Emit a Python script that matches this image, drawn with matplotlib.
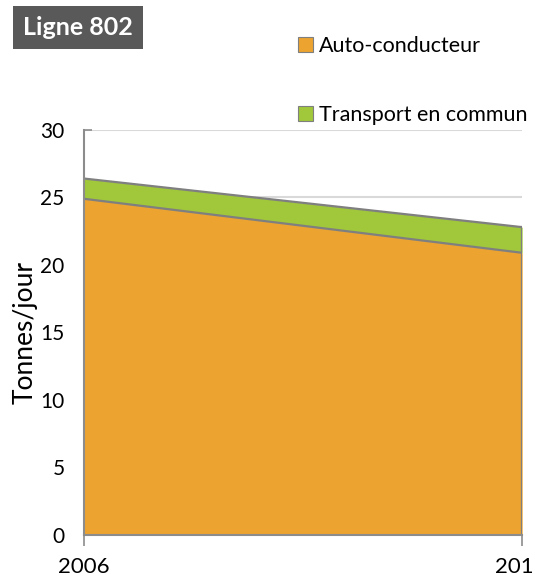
#!/usr/bin/env python3
"""
Ligne 802 - emissions par mode (aire empilee)
"""
import matplotlib.pyplot as plt
import matplotlib.transforms as mtransforms
from matplotlib.patches import Patch

years = [2006, 2016]
year_labels = ["2006", "201"]
auto = [24.9, 20.9]
transport = [1.5, 1.9]

orange = "#EDA330"
green = "#A0C83A"
edge = "#7F7F7F"

plt.rcParams["font.family"] = ["Lato", "DejaVu Sans"]

fig = plt.figure(figsize=(5.35, 5.77), dpi=100)
ax = fig.add_axes([0.157, 0.0728, 0.819, 0.702])

total = [a + t for a, t in zip(auto, transport)]
ax.fill_between(years, 0, auto, color=orange, linewidth=0, zorder=2)
ax.fill_between(years, auto, total, color=green, linewidth=0, zorder=2)
ax.plot(years, auto, color=edge, linewidth=1.6, zorder=3)
ax.plot(years, total, color=edge, linewidth=1.6, zorder=3)
ax.plot([years[1], years[1]], [0, total[1]], color=edge, linewidth=1.6, zorder=3)

ax.set_xlim(years[0], years[1])
ax.set_ylim(0, 30)
ax.set_yticks(range(0, 31, 5))
ax.set_xticks(years)
ax.set_xticklabels(year_labels)
ax.yaxis.grid(True, color="#D9D9D9", linewidth=1.5, zorder=0)
ax.set_axisbelow(True)

for s in ["top", "right"]:
    ax.spines[s].set_visible(False)
for s in ["left", "bottom"]:
    ax.spines[s].set_color("#8C8C8C")
    ax.spines[s].set_linewidth(1.5)
    ax.spines[s].set_zorder(4)

ax.tick_params(axis="y", direction="in", length=6, color="#8C8C8C", width=1.2,
               labelsize=15, pad=14)
ax.tick_params(axis="x", direction="out", length=8, color="#8C8C8C", width=1.2,
               labelsize=16, pad=8)
# last year label sits against the right edge
shift = mtransforms.ScaledTranslation(-8 / 100, 0, fig.dpi_scale_trans)
last = ax.get_xticklabels()[1]
last.set_transform(last.get_transform() + shift)
ax.set_ylabel("Tonnes/jour", fontsize=19, labelpad=2)

fig.text(0.146, 0.952, "Ligne 802", fontsize=18, fontweight="bold",
         color="white", ha="center", va="center",
         bbox=dict(boxstyle="square,pad=0.4", facecolor="#595959", edgecolor="none"))

handles = [Patch(facecolor=orange, edgecolor=edge, linewidth=0.8),
           Patch(facecolor=green, edgecolor=edge, linewidth=0.8)]
fig.legend(handles, ["Auto-conducteur", "Transport en commun"],
           loc="upper left", bbox_to_anchor=(0.54, 0.952), frameon=False,
           fontsize=15.5, handlelength=0.7, handleheight=0.7, handletextpad=0.3,
           labelspacing=2.25, borderaxespad=0)

fig.savefig("out.png", dpi=100)
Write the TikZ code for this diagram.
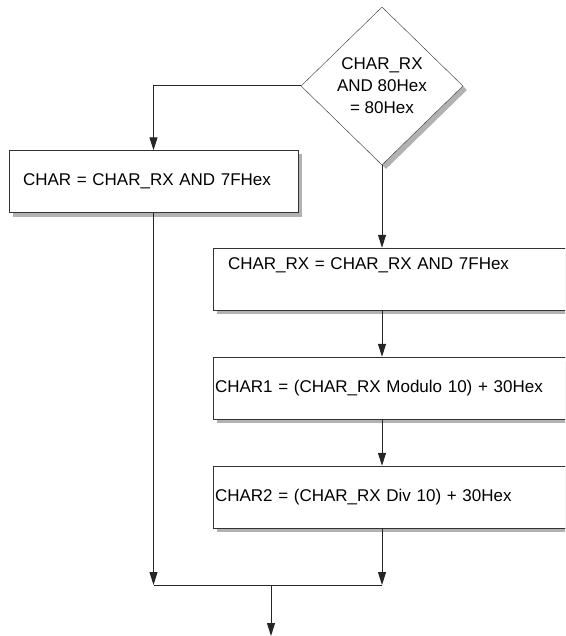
\documentclass[tikz,border=0pt]{standalone}
\usepackage{fontspec}
\setmainfont{Liberation Sans}
\usetikzlibrary{arrows.meta, positioning, shapes.geometric, shadows}

\begin{document}
\begin{tikzpicture}[
x=1pt, y=-1pt,
font=\fontsize{17}{22}\selectfont,
shdw/.style={drop shadow={shadow xshift=4pt, shadow yshift=-4pt, fill=black!30, opacity=1}},
dec/.style={diamond, draw=black!80, fill=white, shdw, align=center, inner sep=0pt, minimum width=162pt, minimum height=158pt},
box/.style={rectangle, draw=black!80, fill=white, shdw, align=left, minimum height=62pt},
wide/.style={box, minimum width=400pt, text width=396pt, inner xsep=2pt},
arr/.style={-{Triangle[length=13pt, width=8pt]}, draw=black!85, line width=1pt},
lin/.style={draw=black!85, line width=1pt}
]
\useasboundingbox (0,0) rectangle (565,636);
\clip (0,0) rectangle (565,636);

\node[dec] (dec) at (382,86) {CHAR\_RX\\AND 80Hex\\= 80Hex};
\node[box, minimum width=289pt, text width=261pt, inner xsep=14pt] (charbox) at (153.5,181.5) {CHAR = CHAR\_RX AND 7FHex};
\node[wide, text width=370pt, inner xsep=15pt] (rxbox) at (413,279) {CHAR\_RX = CHAR\_RX AND 7FHex\\[8pt]\mbox{}};
\node[wide] (modbox) at (413,388) {CHAR1 = (CHAR\_RX Modulo 10) + 30Hex};
\node[wide] (divbox) at (413,497) {CHAR2 = (CHAR\_RX Div 10) + 30Hex};
\coordinate (join) at (271,585);
\coordinate (out) at (271,636);

\draw[arr] (dec.west) -| (charbox.north);
\draw[arr] (dec.south) -- (dec.south |- rxbox.north);
\draw[arr] (dec.south |- rxbox.south) -- (dec.south |- modbox.north);
\draw[arr] (dec.south |- modbox.south) -- (dec.south |- divbox.north);
\draw[arr] (charbox.south) -- (charbox.south |- join);
\draw[arr] (dec.south |- divbox.south) -- (dec.south |- join);
\draw[lin] (charbox.south |- join) -- (dec.south |- join);
\draw[arr] (join) -- (out);
\end{tikzpicture}
\end{document}
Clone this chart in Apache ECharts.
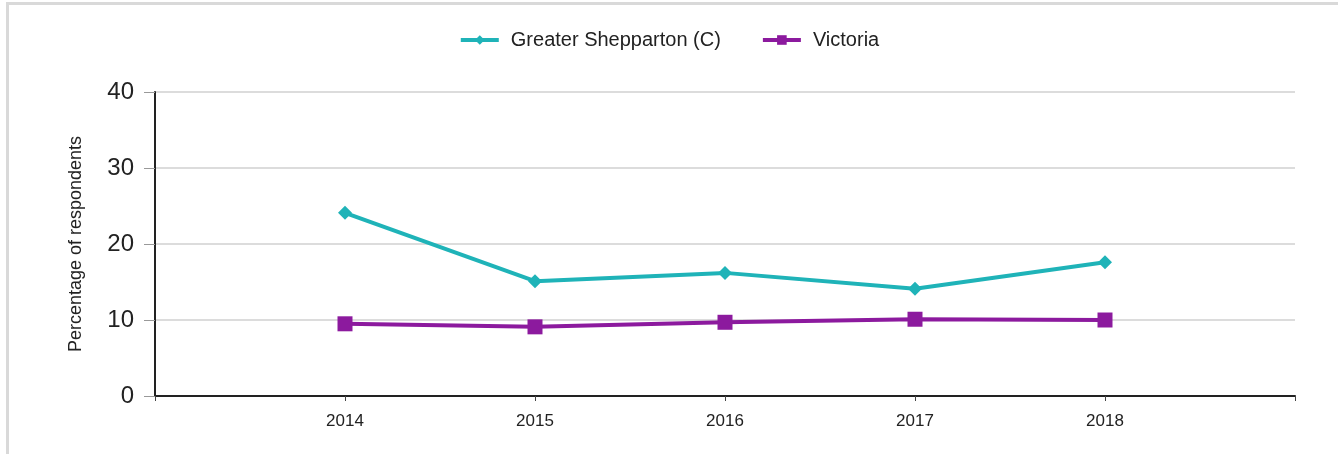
<!DOCTYPE html>
<html>
<head>
<meta charset="utf-8">
<script src="https://cdn.jsdelivr.net/npm/echarts@6/dist/echarts.min.js"></script>
<style>
html,body{margin:0;padding:0;background:#fff;}
#frame{position:absolute;left:6px;top:2px;width:1332px;height:452px;border-top:3px solid #d9d9d9;border-left:3px solid #d9d9d9;box-sizing:border-box;}
#chart{position:absolute;left:0;top:0;width:1338px;height:454px;}
</style>
</head>
<body>
<div id="frame"></div>
<div id="chart"></div>
<script>
const categories = ['', '2014', '2015', '2016', '2017', '2018', ''];
const shepparton = [null, 24.1, 15.1, 16.2, 14.1, 17.6, null];
const victoria = [null, 9.5, 9.1, 9.7, 10.1, 10.0, null];
const yTicks = { min: 0, max: 40, interval: 10 };

const font = 'Liberation Sans, Arial';
const chart = echarts.init(document.getElementById('chart'));
chart.setOption({
  animation: false,
  backgroundColor: 'transparent',
  legend: {
    top: 25,
    left: 'center',
    itemWidth: 38,
    itemHeight: 12,
    itemGap: 40,
    lineStyle: { width: 4 },
    textStyle: { fontFamily: font, fontSize: 20, color: '#222', padding: [0, 0, 0, 7] },
    data: ['Greater Shepparton (C)', 'Victoria']
  },
  grid: { left: 155, right: 43, top: 92, bottom: 58 },
  xAxis: {
    type: 'category',
    data: categories,
    boundaryGap: false,
    axisLine: { lineStyle: { color: '#222', width: 2 } },
    axisTick: { show: true, length: 5, lineStyle: { color: '#444' } },
    axisLabel: { fontFamily: font, fontSize: 17, color: '#222', margin: 17 },
    splitLine: { show: false }
  },
  yAxis: {
    type: 'value',
    min: yTicks.min, max: yTicks.max, interval: yTicks.interval,
    name: 'Percentage of respondents',
    nameLocation: 'middle',
    nameRotate: 90,
    nameGap: 70,
    nameTextStyle: { fontFamily: font, fontSize: 18, color: '#222' },
    axisLine: { show: true, lineStyle: { color: '#222', width: 2 } },
    axisTick: { show: true, length: 11, lineStyle: { color: '#999' } },
    axisLabel: { fontFamily: font, fontSize: 24, color: '#222', margin: 21 },
    splitLine: { show: true, lineStyle: { color: '#dcdcdc', width: 2 } }
  },
  series: [
    {
      name: 'Greater Shepparton (C)',
      type: 'line',
      data: shepparton,
      symbol: 'diamond',
      symbolSize: 14,
      lineStyle: { color: '#1fb3b8', width: 4 },
      itemStyle: { color: '#1fb3b8' }
    },
    {
      name: 'Victoria',
      type: 'line',
      data: victoria,
      symbol: 'rect',
      symbolSize: 15,
      lineStyle: { color: '#8c1a9e', width: 4 },
      itemStyle: { color: '#8c1a9e' }
    }
  ]
});
</script>
</body>
</html>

| What the exercise asks |
Write out again exactly the lines from the start of the data above through the line containing "ax = fig.add_axes([0.157, 0.0728, 0.819, 0.702])", inclusive, excluding any pictures.

| Complete output |
Emit a Python script that matches this image, drawn with matplotlib.
#!/usr/bin/env python3
"""
Ligne 802 - emissions par mode (aire empilee)
"""
import matplotlib.pyplot as plt
import matplotlib.transforms as mtransforms
from matplotlib.patches import Patch

years = [2006, 2016]
year_labels = ["2006", "201"]
auto = [24.9, 20.9]
transport = [1.5, 1.9]

orange = "#EDA330"
green = "#A0C83A"
edge = "#7F7F7F"

plt.rcParams["font.family"] = ["Lato", "DejaVu Sans"]

fig = plt.figure(figsize=(5.35, 5.77), dpi=100)
ax = fig.add_axes([0.157, 0.0728, 0.819, 0.702])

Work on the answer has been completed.